I am trying to write an aggregation routine where values in columns are concatenated based on a group_by statement.
I am trying to call a custom function to do the aggregation, and also trying to avoid using lambda (my understanding is – lambda functions only run in serial, hence performance would be slower). Here is my code:
def agg_ll_field(col_name) -> pl.Expr:
return ';'.join(pl.col(col_name).drop_nulls().unique().sort())
dfa = df.lazy()\
.group_by('SharedSourceSystem', 'FOPortfolioName').agg(
agg_ll_field('BookingUnits').alias('BOOKG_UNIT')
).collect()
I keep on getting an error:
agg_ll_field: Unexpected: can only join an iterable <class 'TypeError'>
Would anyone be able to help resolve this?
I tried using the map_groups function instead - that seems to work but I'm trying to avoid map_groups, since performance is supposed to be worse.
Here is the full example using str.join
:
import polars as pl
# Create a sample DataFrame
data = {
'SharedSourceSystem': ['A', 'A', 'B', 'B', 'B'],
'FOPortfolioName': ['X', 'X', 'Y', 'Y', 'Y'],
'BookingUnits': [1, 2, 2, 2, 3]
}
df = pl.DataFrame(data)
# Define the custom aggregation function
def agg_ll_field(col_name) -> pl.Expr:
return pl.col(col_name).drop_nulls().unique().sort().str.join(';')

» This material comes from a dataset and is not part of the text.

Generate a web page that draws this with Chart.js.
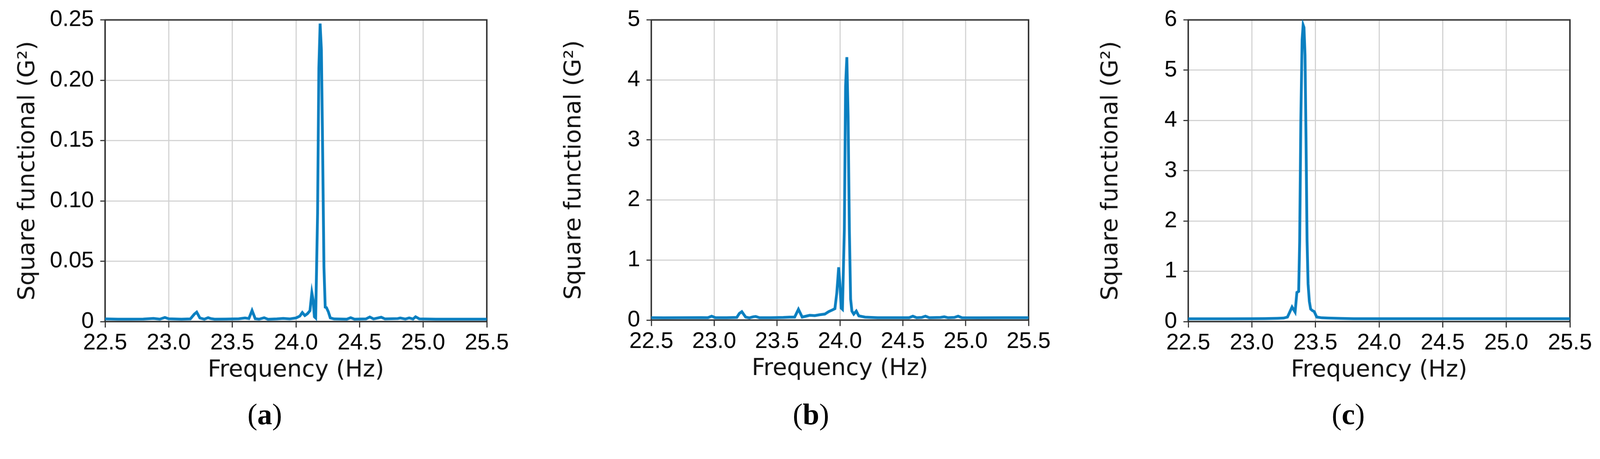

# Apply the lazy groupby and aggregation
dfa = (
df.lazy()
.group_by('SharedSourceSystem', 'FOPortfolioName')
.agg(
agg_ll_field('BookingUnits').alias('BOOKG_UNIT')
)
.collect()
)
# Output
┌────────────────────┬─────────────────┬────────────┐
│ SharedSourceSystem ┆ FOPortfolioName ┆ BOOKG_UNIT │
│ --- ┆ --- ┆ --- │
│ str ┆ str ┆ str │
╞════════════════════╪═════════════════╪════════════╡
│ A ┆ X ┆ 1;2 │
│ B ┆ Y ┆ 2;3 │
└────────────────────┴─────────────────┴────────────┘